- A study conducted across Karnataka indicates that the policy guidelines brought out by the government to mitigate human-leopard conflict and discourage translocation of the animal have had little impact on the ground.
- The number of leopards captured per month increased more than threefold (from 1.5 to 4.6) after the human-leopard policy guidelines were brought out in 2011.
- Similarly, there was a threefold increase in the number of leopards translocated per month (from 1 to 3.5).
- The guidelines for human-leopard conflict management were brought out in April 2011 to reduce conflict with leopards, discourage their translocation, and suggest improved ways of handling emergency conflict situations.
- In Karnataka, 357 leopards were in conflict situations and were captured between 2009 and 2016, and the final outcome was available in the case of 314 leopards. Of these, 268 were translocated in contravention of the spirit of the policy, 34 were captured and kept in captivity, while 12 died during the capture.
These findings have been published in a paper, ‘Policy to on-ground action: Evaluating a conflict policy guideline for leopards in India’, in the Journal of International Wildlife Law and Policy.
Taking Karnataka as a case study, the researchers analysed pre- and post-guidelines leopard captures, reasons for the captures, and the outcome for the captured leopards.
- The study found that out of 357 leopards captured across 23 of the 30 districts in the State during 2009-16, a majority (79%) occurred in Mysuru, Udupi, Hassan, Tumakuru, Ramanagaram, Ballari, Koppal, and Mandya districts.

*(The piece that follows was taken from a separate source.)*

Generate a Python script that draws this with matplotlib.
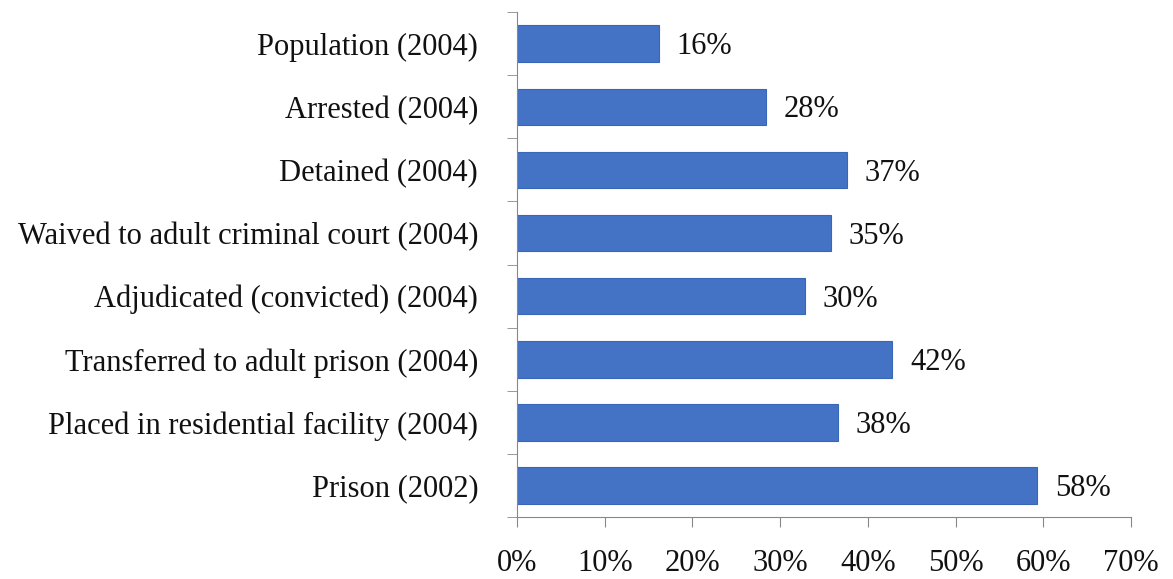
import matplotlib
matplotlib.use('Agg')
import matplotlib.pyplot as plt
import numpy as np

# data
categories = [
    'Population (2004)',
    'Arrested (2004)',
    'Detained (2004)',
    'Waived to adult criminal court (2004)',
    'Adjudicated (convicted) (2004)',
    'Transferred to adult prison (2004)',
    'Placed in residential facility (2004)',
    'Prison (2002)',
]
values = [16.2, 28.4, 37.6, 35.8, 32.8, 42.8, 36.6, 59.3]
value_labels = ['16%', '28%', '37%', '35%', '30%', '42%', '38%', '58%']
x_ticks = [0, 10, 20, 30, 40, 50, 60, 70]

plt.rcParams['font.family'] = ['Liberation Serif', 'DejaVu Serif']

fig = plt.figure(figsize=(11.73, 5.79), dpi=100)
ax = fig.add_axes([0.4408, 0.107, 0.5234, 0.872])

y = np.arange(len(categories))
ax.barh(y, values, height=0.58, color='#4472C4', edgecolor='#3a66b8', linewidth=0.8)

for yi, v, lab in zip(y, values, value_labels):
    ax.text(v + 2.0, yi + 0.05, lab, va='center', ha='left', fontsize=22, color='#111111')

ax.set_xlim(0, 70)
ax.set_ylim(len(categories) - 0.5, -0.5)

ax.set_yticks(y)
ax.set_yticklabels(categories, fontsize=22, color='#111111')
ax.set_yticks(np.arange(len(categories) + 1) - 0.5, minor=True)
ax.tick_params(axis='y', which='major', length=0, pad=28)
ax.tick_params(axis='y', which='minor', length=7, color='#888888', direction='out')

ax.set_xticks(x_ticks)
ax.set_xticklabels([f'{t}%' for t in x_ticks], fontsize=22, color='#111111')
ax.tick_params(axis='x', length=7, color='#888888', direction='out', pad=16)

for s in ['top', 'right']:
    ax.spines[s].set_visible(False)
ax.spines['left'].set_color('#888888')
ax.spines['bottom'].set_color('#888888')

plt.savefig('out.png', dpi=100)
plt.close(fig)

- Of the 268 leopards translocated, many were moved to protected areas (59.7%) and some to reserved/State/minor forests (29.8%). The highest number of translocations occurred into the Bandipur Tiger Reserve (22.5%), followed by the Nagarahole Tiger Reserve (20.6%) and the Cauvery Wildlife Sanctuary (15%).
- The study indicated that of the 80 leopards translocated to reserved/State/minor forests, most releases were to the Kemphole Reserved Forest (16.2%), followed by the Devarayanadurga State Forest (7.5%) and the Bukkapatna State Forest (5%).